Sena leader Kishore Tiwari – who is accorded a MoS status – made the plea soon after BJP leader Subramaniam Swamy also raised a similar suggestion.
Among other things, Swamy on Wednesday asked Gadkari to be made in-charge of the COVID-19 management amid the second wave, and the possibility of a third wave looming ahead that could target children, for which strict precautions are needed now.
Tiwari said that given the current trends of the COVID-19 spread in the country – with more cases coming up from north India as compared with the first wave in 2020, besides affecting the younger population nationwide – the country could see as many as 40 lakh new infections daily in the coming weeks.
This is largely due to increased awareness, higher testing and greater levels of precautions taken by the Centre and the states to determine the extent of the spread that is being witnessed in the ongoing second wave of the pandemic since February, he said.
“There is a need for a full-time person empowered to deal with the emerging situation as there will be huge demand for medicines, medical facilities, beds, oxygen, ventilators, etc. as the number of ‘active cases’ requiring hospitalisation goes up simultaneously,” Tiwari contended.
In the past few weeks, Gadkari has contributed in a huge way by arranging for medicines, oxygen supplies and other requirements to cater to the growing COVID-19 demands using his goodwill with the corporates, industrialists and the civil society members in general.

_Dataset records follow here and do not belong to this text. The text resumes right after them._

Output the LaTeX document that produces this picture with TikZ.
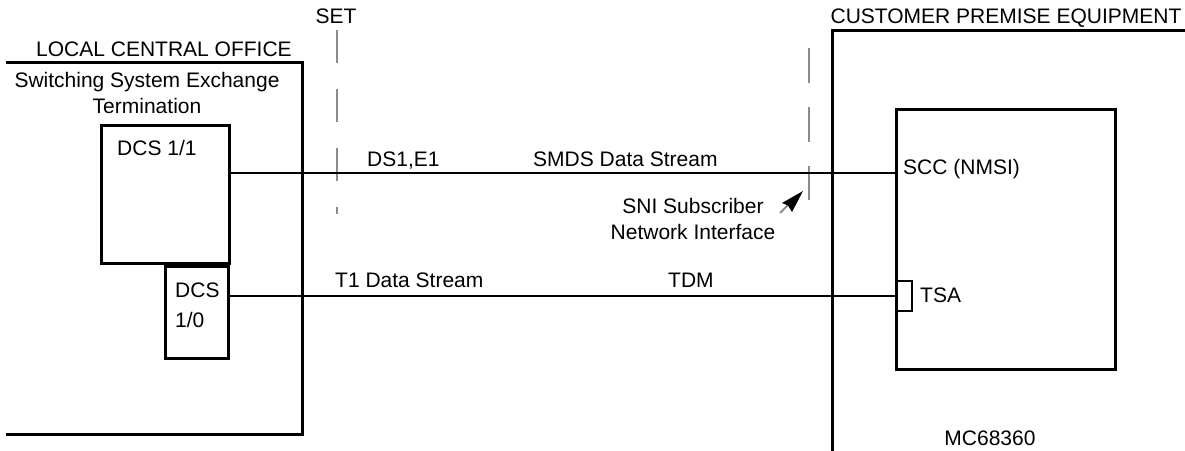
\documentclass[tikz,border=0pt]{standalone}
\usepackage{fontspec}
\setmainfont{Liberation Sans}
\tikzset{
  lbl/.style={inner sep=0pt, anchor=base west, font=\fontsize{21}{25.5}\selectfont},
  lblc/.style={inner sep=0pt, anchor=base, font=\fontsize{21}{25.5}\selectfont},
  frame/.style={line width=3pt, line cap=rect},
  boxn/.style={draw, line width=2.5pt, inner sep=0pt, anchor=north west},
  conn/.style={line width=2pt},
  setline/.style={draw=gray!90, line width=2.5pt}
}
\begin{document}
\begin{tikzpicture}[x=1pt,y=-1pt]
\useasboundingbox (0,0) rectangle (1185,450);
% left office frame
\draw[frame] (7,62) -- (302,62) -- (302,434) -- (7,434);
\node[lblc] (lco) at (164,56) {LOCAL CENTRAL OFFICE};
\node[lblc, align=center] (sse) at (147,113) {Switching System Exchange\\Termination};
% CPE frame
\draw[frame] (1185,30) -- (832,30) -- (832,452);
\node[lblc] (cpe) at (1006,23) {CUSTOMER PREMISE EQUIPMENT};
% SET
\node[lblc] (set) at (336,23) {SET};
\draw[setline, dash pattern=on 33pt off 26pt] (337,30) -- (337,214);
\draw[setline, dash pattern=on 35pt off 24pt] (809,48) -- (809,200);
% DCS 1/1
\node[boxn, minimum width=128pt, minimum height=138pt] (dcs11) at (100,124) {};
\node[lbl] (dcs11t) at (117,155) {DCS 1/1};
% DCS 1/0
\node[boxn, minimum width=63pt, minimum height=92pt] (dcs10) at (164,265) {};
\node[lbl, align=left] (dcs10t) at (175,327) {DCS\\[4.5pt]1/0};
% SCC box
\node[boxn, minimum width=219pt, minimum height=260pt] (scc) at (895,108) {};
\node[lbl] (scct) at (903,174) {SCC (NMSI)};
% TSA
\node[boxn, line width=2pt, minimum width=16pt, minimum height=30pt] (tsa) at (895,280) {};
\node[lbl] (tsat) at (920,302) {TSA};
\node[lblc] (mc) at (990,445) {MC68360};
% connectors
\coordinate (c1) at (0,173);
\draw[conn] (dcs11.east |- c1) -- (scc.west |- c1);
\draw[conn] (dcs10.east |- tsa.west) -- (tsa.west);
% labels
\node[lbl] (ds1) at (367,166) {DS1,E1};
\node[lbl] (smds) at (533,166) {SMDS Data Stream};
\node[lbl] (t1) at (335,287) {T1 Data Stream};
\node[lbl] (tdm) at (668,287) {TDM};
\node[lblc, align=center] (sni) at (693,239) {SNI Subscriber\\Network Interface};
% arrow
\coordinate (atail) at (780,213);
\coordinate (amid) at (788,205);
\coordinate (atip) at (803,191);
\draw[draw=gray!90, line width=2pt] (atail) -- (amid);
\fill[black] (atip) -- (782,203) -- (788,205.5) -- (792,212) -- cycle;
\end{tikzpicture}
\end{document}
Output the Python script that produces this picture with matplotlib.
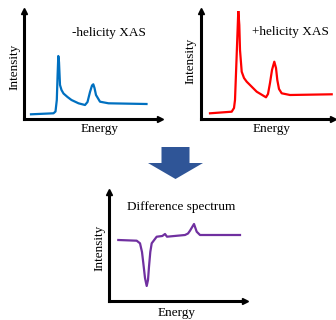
import matplotlib
matplotlib.use("Agg")
import matplotlib.pyplot as plt
from matplotlib.patches import FancyArrow

plt.rcParams['font.family'] = ['Liberation Serif', 'DejaVu Serif']

# -helicity XAS (energy, intensity in arbitrary units)
e_minus = [7.5, 30, 32, 33.3, 34.1, 34.8, 35.5, 36.5, 38, 40, 44, 48, 55,
           61.5, 64, 66.5, 68.5, 69.8, 71, 72.5, 76.5, 85, 123]
i_minus = [4.7, 5.7, 7.5, 19, 44, 63, 57, 34, 29, 25.5, 22, 19, 15.7,
           14, 17, 27, 33.5, 34.7, 31, 24, 17.3, 15.7, 15]

# +helicity XAS
e_plus = [9, 30.7, 33, 34, 35.5, 37.3, 38.3, 39, 40.7, 43, 45.7, 55.7, 65,
          67, 69, 71, 73.3, 75, 76.3, 78, 80.7, 89, 130.7]
i_plus = [5.2, 6.8, 10.5, 18.5, 58.5, 107.8, 93.5, 68.5, 46.8, 40.5, 36.8,
          26.8, 21.2, 24.5, 35.5, 48.5, 56.8, 50.5, 38.5, 29.5, 25.2, 23.5, 24.2]

# difference spectrum
e_diff = [9.3, 27.7, 31, 33, 34.3, 36, 37.7, 39, 40, 41.3, 42.7, 47.7, 53.3,
          56, 58, 76, 79, 81, 85, 87.7, 91, 131]
i_diff = [61, 60.3, 57.7, 49, 38, 23, 15, 21, 34.3, 49, 57.7, 64.3, 65,
          67, 64.3, 66, 67.5, 70.3, 77, 69.3, 66, 66]

W, H = 336, 320
fig = plt.figure(figsize=(W / 100, H / 100), dpi=100)

# overlay in pixel units for labels and the big arrow
ov = fig.add_axes([0, 0, 1, 1])
ov.set_xlim(0, W)
ov.set_ylim(H, 0)
ov.axis('off')


def panel(x0, y0, x1, y1, e, i, color):
    # x0,y0 = axis origin (px), x1 = end of x axis, y1 = top of y axis
    ax = fig.add_axes([x0 / W, 1 - y0 / H, (x1 - x0) / W, (y0 - y1) / H])
    ax.plot(e, i, color=color, lw=1.6, solid_joinstyle='round')
    ax.set_xlim(0, x1 - x0)
    ax.set_ylim(0, y0 - y1)
    ax.patch.set_visible(False)
    for s in ['top', 'right']:
        ax.spines[s].set_visible(False)
    for s in ['left', 'bottom']:
        ax.spines[s].set_linewidth(2.2)
    ax.set_xticks([])
    ax.set_yticks([])
    ax.plot(1, 0, '>', color='k', ms=5, transform=ax.transAxes, clip_on=False)
    ax.plot(0, 1, '^', color='k', ms=5, transform=ax.transAxes, clip_on=False)
    return ax


panel(23.5, 119, 160, 11, e_minus, i_minus, '#0070C0')
panel(201, 118.5, 333, 11, e_plus, i_plus, '#FF0000')
panel(109, 301, 245, 192, e_diff, i_diff, '#7030A0')

fs = 9.5
ov.text(109, 33, '-helicity XAS', fontsize=fs, ha='center', va='center')
ov.text(290.5, 32, '+helicity XAS', fontsize=fs, ha='center', va='center')
ov.text(181, 207, 'Difference spectrum', fontsize=fs, ha='center', va='center')

ov.text(14, 67, 'Intensity', fontsize=fs, rotation=90, ha='center', va='center')
ov.text(190.5, 61, 'Intensity', fontsize=fs, rotation=90, ha='center', va='center')
ov.text(99, 248, 'Intensity', fontsize=fs, rotation=90, ha='center', va='center')

ov.text(100, 129, 'Energy', fontsize=fs, ha='center', va='center')
ov.text(271.5, 129, 'Energy', fontsize=fs, ha='center', va='center')
ov.text(177, 313, 'Energy', fontsize=fs, ha='center', va='center')

ov.add_patch(FancyArrow(175.5, 147, 0, 32, width=28, head_width=55,
                        head_length=16, length_includes_head=True,
                        color='#2F5597', lw=0))

fig.savefig('out.png', dpi=100)
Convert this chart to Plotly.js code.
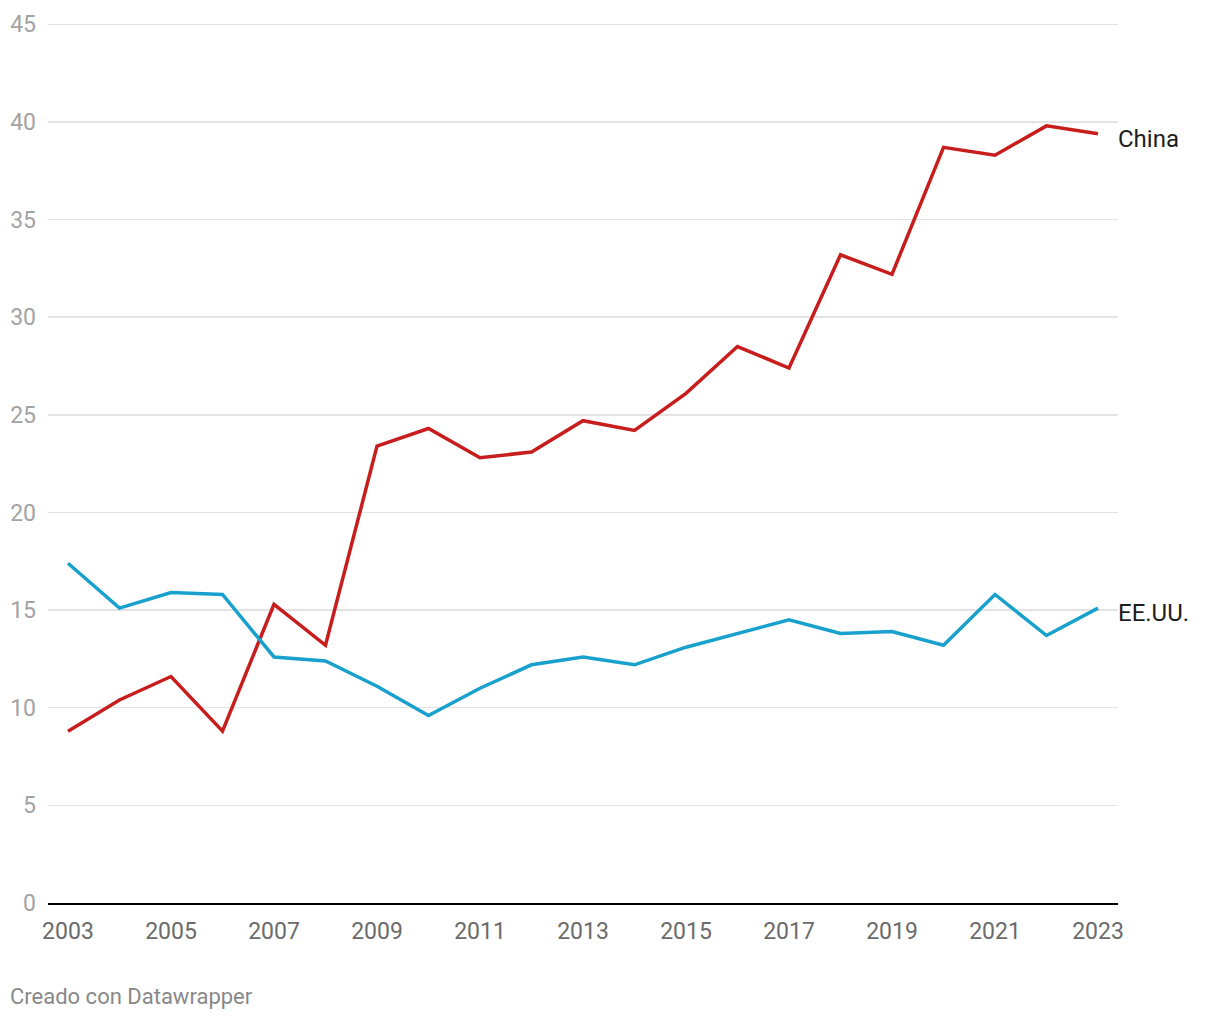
<!DOCTYPE html>
<html>
<head>
<meta charset="utf-8">
<script src="https://cdn.plot.ly/plotly-3.0.1.min.js"></script>
<style>
html,body{margin:0;padding:0;background:#fff;}
#chart{width:1220px;height:1020px;}
</style>
</head>
<body>
<div id="chart"></div>
<script>
const years = [2003,2004,2005,2006,2007,2008,2009,2010,2011,2012,2013,2014,2015,2016,2017,2018,2019,2020,2021,2022,2023];
const china = [8.8,10.4,11.6,8.8,15.3,13.2,23.4,24.3,22.8,23.1,24.7,24.2,26.1,28.5,27.4,33.2,32.2,38.7,38.3,39.8,39.4];
const usa = [17.4,15.1,15.9,15.8,12.6,12.4,11.1,9.6,11.0,12.2,12.6,12.2,13.1,13.8,14.5,13.8,13.9,13.2,15.8,13.7,15.1];
const seriesNames = ["China","EE.UU."];
const seriesColors = ["#c71e1d","#18a1cd"];
const yTicks = [0,5,10,15,20,25,30,35,40,45];
const xTicks = [2003,2005,2007,2009,2011,2013,2015,2017,2019,2021,2023];

const allSeries = [china, usa];
const traces = allSeries.map((s,i)=>({
  x: years, y: s, type:'scatter', mode:'lines', name: seriesNames[i],
  line:{color: seriesColors[i], width:3.5}, hoverinfo:'skip'
}));

const annotations = allSeries.map((s,i)=>({
  x: years[years.length-1], y: s[s.length-1], xref:'x', yref:'y',
  text: seriesNames[i], showarrow:false, xanchor:'left', yanchor:'middle',
  xshift: 18, yshift: -5,
  font:{family:'Roboto', size:24, color:'#1d1d1d'}
}));
annotations.push({
  x:0, y:0, xref:'paper', yref:'paper', xanchor:'left', yanchor:'top',
  text:'Creado con Datawrapper', showarrow:false,
  xshift: -40, yshift: -79,
  font:{family:'Roboto', size:22, color:'#888'}
});

const layout = {
  width:1220, height:1020,
  margin:{l:48, r:102, t:22, b:117},
  paper_bgcolor:'#fff', plot_bgcolor:'#fff',
  showlegend:false,
  font:{family:'Roboto'},
  xaxis:{
    range:[2002.612, 2023.388],
    tickvals: xTicks, ticktext: xTicks.map(String),
    showgrid:false, zeroline:false,
    showline:true, linecolor:'#000', linewidth:2,
    ticks:'', ticklabelstandoff: 6,
    tickfont:{family:'Roboto', size:23, color:'#6b6b6b'}
  },
  yaxis:{
    range:[0, 45.12],
    tickvals: yTicks, ticktext: yTicks.map(String),
    showgrid:true, gridcolor:'#e3e3e3', gridwidth:1.5,
    zeroline:false, showline:false,
    ticks:'', ticklabelstandoff: 11,
    tickfont:{family:'Roboto', size:23, color:'#a3a3a3'}
  },
  annotations: annotations
};

Plotly.newPlot('chart', traces, layout, {displayModeBar:false, staticPlot:true});
</script>
</body>
</html>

Tiwari said that with a dedicated and experienced person like Gadkari as the NDMA Chairman – a post first occupied by the stalwart and Nationalist Congress Party President Sharad Pawar nearly 18 years ago, the country could derive huge mileage in the ongoing war against the virus and bring succor to the people at large suffering since the past nearly 15 months.
The country’s grim COVID scenario currently stands at 412,262 fresh infections and a whopping 3,980 fatalities taking the national tally to 2,10,77,410, besides 35,66,398 active cases and the toll to 230,168 with a death rate of 1.09 per cent.
Among the states, Maharashtra remains the worst-affected with 48,80,542 cases including 641,569 active cases and 72,662 deaths till date with a death rate of 1.49 per cent.